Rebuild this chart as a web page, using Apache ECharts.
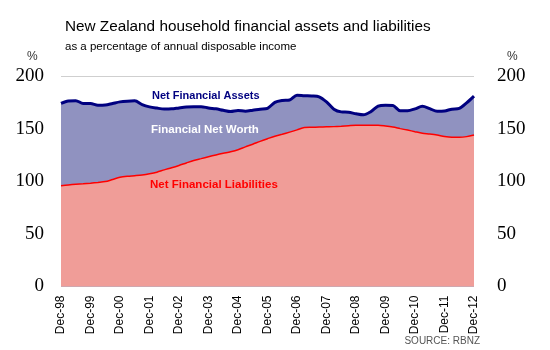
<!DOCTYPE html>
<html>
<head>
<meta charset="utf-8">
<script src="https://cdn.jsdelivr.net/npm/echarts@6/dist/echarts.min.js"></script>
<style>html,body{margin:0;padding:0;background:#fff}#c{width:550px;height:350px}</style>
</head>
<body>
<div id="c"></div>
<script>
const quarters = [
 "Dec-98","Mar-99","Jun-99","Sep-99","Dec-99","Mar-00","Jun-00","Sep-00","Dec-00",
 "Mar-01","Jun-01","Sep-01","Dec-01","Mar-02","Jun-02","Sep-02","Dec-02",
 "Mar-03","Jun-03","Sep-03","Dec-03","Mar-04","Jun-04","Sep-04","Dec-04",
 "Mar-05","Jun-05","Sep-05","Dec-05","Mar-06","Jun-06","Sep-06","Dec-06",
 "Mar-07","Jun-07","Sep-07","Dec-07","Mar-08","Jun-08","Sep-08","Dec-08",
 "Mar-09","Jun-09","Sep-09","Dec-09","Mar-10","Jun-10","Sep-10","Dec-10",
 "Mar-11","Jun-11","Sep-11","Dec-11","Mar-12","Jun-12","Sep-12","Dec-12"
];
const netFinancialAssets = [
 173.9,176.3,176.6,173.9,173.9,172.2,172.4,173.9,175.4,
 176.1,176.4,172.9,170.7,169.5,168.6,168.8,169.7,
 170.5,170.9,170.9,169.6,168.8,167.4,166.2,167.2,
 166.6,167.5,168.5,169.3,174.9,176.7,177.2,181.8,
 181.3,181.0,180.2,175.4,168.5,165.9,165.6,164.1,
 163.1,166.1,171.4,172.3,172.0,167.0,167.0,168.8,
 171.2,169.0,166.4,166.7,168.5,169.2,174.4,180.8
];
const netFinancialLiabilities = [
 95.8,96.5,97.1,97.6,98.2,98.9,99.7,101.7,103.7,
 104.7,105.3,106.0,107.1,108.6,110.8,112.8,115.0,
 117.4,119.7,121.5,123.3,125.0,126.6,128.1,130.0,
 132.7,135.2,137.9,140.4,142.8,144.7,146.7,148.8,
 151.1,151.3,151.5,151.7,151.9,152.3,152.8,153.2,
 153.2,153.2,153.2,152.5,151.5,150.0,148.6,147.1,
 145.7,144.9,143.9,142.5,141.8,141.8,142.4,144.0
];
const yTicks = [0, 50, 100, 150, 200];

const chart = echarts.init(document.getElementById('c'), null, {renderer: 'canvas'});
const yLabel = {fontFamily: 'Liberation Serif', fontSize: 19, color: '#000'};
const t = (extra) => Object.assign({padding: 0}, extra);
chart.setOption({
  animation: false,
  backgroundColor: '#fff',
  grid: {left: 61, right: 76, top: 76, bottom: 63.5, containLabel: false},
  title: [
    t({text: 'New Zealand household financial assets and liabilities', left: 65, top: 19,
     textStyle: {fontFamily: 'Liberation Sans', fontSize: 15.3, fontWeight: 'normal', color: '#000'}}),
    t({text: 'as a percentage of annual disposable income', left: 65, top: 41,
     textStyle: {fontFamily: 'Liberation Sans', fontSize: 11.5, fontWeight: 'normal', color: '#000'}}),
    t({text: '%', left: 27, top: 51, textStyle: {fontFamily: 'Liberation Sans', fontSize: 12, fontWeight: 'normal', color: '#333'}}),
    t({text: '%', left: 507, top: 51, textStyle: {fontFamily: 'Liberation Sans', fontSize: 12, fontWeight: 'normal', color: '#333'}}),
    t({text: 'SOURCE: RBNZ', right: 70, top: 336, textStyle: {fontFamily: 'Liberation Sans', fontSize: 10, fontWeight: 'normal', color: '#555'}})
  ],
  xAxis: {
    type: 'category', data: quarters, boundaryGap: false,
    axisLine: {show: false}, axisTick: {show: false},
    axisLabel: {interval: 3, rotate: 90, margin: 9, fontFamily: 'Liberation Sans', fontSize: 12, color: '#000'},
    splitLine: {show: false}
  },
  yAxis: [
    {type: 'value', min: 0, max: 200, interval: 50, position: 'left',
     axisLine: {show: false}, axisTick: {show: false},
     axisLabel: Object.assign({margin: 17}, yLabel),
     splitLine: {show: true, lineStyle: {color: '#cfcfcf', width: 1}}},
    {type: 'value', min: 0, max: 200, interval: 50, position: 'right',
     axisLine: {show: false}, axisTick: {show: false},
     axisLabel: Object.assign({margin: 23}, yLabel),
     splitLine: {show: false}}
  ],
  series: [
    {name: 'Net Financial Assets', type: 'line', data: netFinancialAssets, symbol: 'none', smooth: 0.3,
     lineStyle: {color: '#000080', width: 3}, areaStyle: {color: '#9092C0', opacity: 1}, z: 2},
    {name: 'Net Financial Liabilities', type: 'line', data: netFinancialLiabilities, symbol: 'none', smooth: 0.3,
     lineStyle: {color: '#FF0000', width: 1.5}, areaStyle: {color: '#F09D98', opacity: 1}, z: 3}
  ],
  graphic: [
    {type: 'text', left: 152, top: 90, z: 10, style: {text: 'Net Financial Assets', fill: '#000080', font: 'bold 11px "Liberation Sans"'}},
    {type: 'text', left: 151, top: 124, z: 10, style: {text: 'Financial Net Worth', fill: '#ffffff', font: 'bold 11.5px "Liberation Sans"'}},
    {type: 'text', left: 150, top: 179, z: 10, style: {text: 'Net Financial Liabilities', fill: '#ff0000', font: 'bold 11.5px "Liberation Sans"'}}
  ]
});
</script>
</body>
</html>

────────────────────

** Your instructions **
Copy the data word for word. Pictures do not go in the copy.

** Full response **
Rebuild this chart as a web page, using Apache ECharts.
<!DOCTYPE html>
<html>
<head>
<meta charset="utf-8">
<script src="https://cdn.jsdelivr.net/npm/echarts@6/dist/echarts.min.js"></script>
<style>html,body{margin:0;padding:0;background:#fff}#c{width:550px;height:350px}</style>
</head>
<body>
<div id="c"></div>
<script>
const quarters = [
 "Dec-98","Mar-99","Jun-99","Sep-99","Dec-99","Mar-00","Jun-00","Sep-00","Dec-00",
 "Mar-01","Jun-01","Sep-01","Dec-01","Mar-02","Jun-02","Sep-02","Dec-02",
 "Mar-03","Jun-03","Sep-03","Dec-03","Mar-04","Jun-04","Sep-04","Dec-04",
 "Mar-05","Jun-05","Sep-05","Dec-05","Mar-06","Jun-06","Sep-06","Dec-06",
 "Mar-07","Jun-07","Sep-07","Dec-07","Mar-08","Jun-08","Sep-08","Dec-08",
 "Mar-09","Jun-09","Sep-09","Dec-09","Mar-10","Jun-10","Sep-10","Dec-10",
 "Mar-11","Jun-11","Sep-11","Dec-11","Mar-12","Jun-12","Sep-12","Dec-12"
];
const netFinancialAssets = [
 173.9,176.3,176.6,173.9,173.9,172.2,172.4,173.9,175.4,
 176.1,176.4,172.9,170.7,169.5,168.6,168.8,169.7,
 170.5,170.9,170.9,169.6,168.8,167.4,166.2,167.2,
 166.6,167.5,168.5,169.3,174.9,176.7,177.2,181.8,
 181.3,181.0,180.2,175.4,168.5,165.9,165.6,164.1,
 163.1,166.1,171.4,172.3,172.0,167.0,167.0,168.8,
 171.2,169.0,166.4,166.7,168.5,169.2,174.4,180.8
];
const netFinancialLiabilities = [
 95.8,96.5,97.1,97.6,98.2,98.9,99.7,101.7,103.7,
 104.7,105.3,106.0,107.1,108.6,110.8,112.8,115.0,
 117.4,119.7,121.5,123.3,125.0,126.6,128.1,130.0,
 132.7,135.2,137.9,140.4,142.8,144.7,146.7,148.8,
 151.1,151.3,151.5,151.7,151.9,152.3,152.8,153.2,
 153.2,153.2,153.2,152.5,151.5,150.0,148.6,147.1,
 145.7,144.9,143.9,142.5,141.8,141.8,142.4,144.0
];
const yTicks = [0, 50, 100, 150, 200];

const chart = echarts.init(document.getElementById('c'), null, {renderer: 'canvas'});
const yLabel = {fontFamily: 'Liberation Serif', fontSize: 19, color: '#000'};
const t = (extra) => Object.assign({padding: 0}, extra);
chart.setOption({
  animation: false,
  backgroundColor: '#fff',
  grid: {left: 61, right: 76, top: 76, bottom: 63.5, containLabel: false},
  title: [
    t({text: 'New Zealand household financial assets and liabilities', left: 65, top: 19,
     textStyle: {fontFamily: 'Liberation Sans', fontSize: 15.3, fontWeight: 'normal', color: '#000'}}),
    t({text: 'as a percentage of annual disposable income', left: 65, top: 41,
     textStyle: {fontFamily: 'Liberation Sans', fontSize: 11.5, fontWeight: 'normal', color: '#000'}}),
    t({text: '%', left: 27, top: 51, textStyle: {fontFamily: 'Liberation Sans', fontSize: 12, fontWeight: 'normal', color: '#333'}}),
    t({text: '%', left: 507, top: 51, textStyle: {fontFamily: 'Liberation Sans', fontSize: 12, fontWeight: 'normal', color: '#333'}}),
    t({text: 'SOURCE: RBNZ', right: 70, top: 336, textStyle: {fontFamily: 'Liberation Sans', fontSize: 10, fontWeight: 'normal', color: '#555'}})
  ],
  xAxis: {
    type: 'category', data: quarters, boundaryGap: false,
    axisLine: {show: false}, axisTick: {show: false},
    axisLabel: {interval: 3, rotate: 90, margin: 9, fontFamily: 'Liberation Sans', fontSize: 12, color: '#000'},
    splitLine: {show: false}
  },
  yAxis: [
    {type: 'value', min: 0, max: 200, interval: 50, position: 'left',
     axisLine: {show: false}, axisTick: {show: false},
     axisLabel: Object.assign({margin: 17}, yLabel),
     splitLine: {show: true, lineStyle: {color: '#cfcfcf', width: 1}}},
    {type: 'value', min: 0, max: 200, interval: 50, position: 'right',
     axisLine: {show: false}, axisTick: {show: false},
     axisLabel: Object.assign({margin: 23}, yLabel),
     splitLine: {show: false}}
  ],
  series: [
    {name: 'Net Financial Assets', type: 'line', data: netFinancialAssets, symbol: 'none', smooth: 0.3,
     lineStyle: {color: '#000080', width: 3}, areaStyle: {color: '#9092C0', opacity: 1}, z: 2},
    {name: 'Net Financial Liabilities', type: 'line', data: netFinancialLiabilities, symbol: 'none', smooth: 0.3,
     lineStyle: {color: '#FF0000', width: 1.5}, areaStyle: {color: '#F09D98', opacity: 1}, z: 3}
  ],
  graphic: [
    {type: 'text', left: 152, top: 90, z: 10, style: {text: 'Net Financial Assets', fill: '#000080', font: 'bold 11px "Liberation Sans"'}},
    {type: 'text', left: 151, top: 124, z: 10, style: {text: 'Financial Net Worth', fill: '#ffffff', font: 'bold 11.5px "Liberation Sans"'}},
    {type: 'text', left: 150, top: 179, z: 10, style: {text: 'Net Financial Liabilities', fill: '#ff0000', font: 'bold 11.5px "Liberation Sans"'}}
  ]
});
</script>
</body>
</html>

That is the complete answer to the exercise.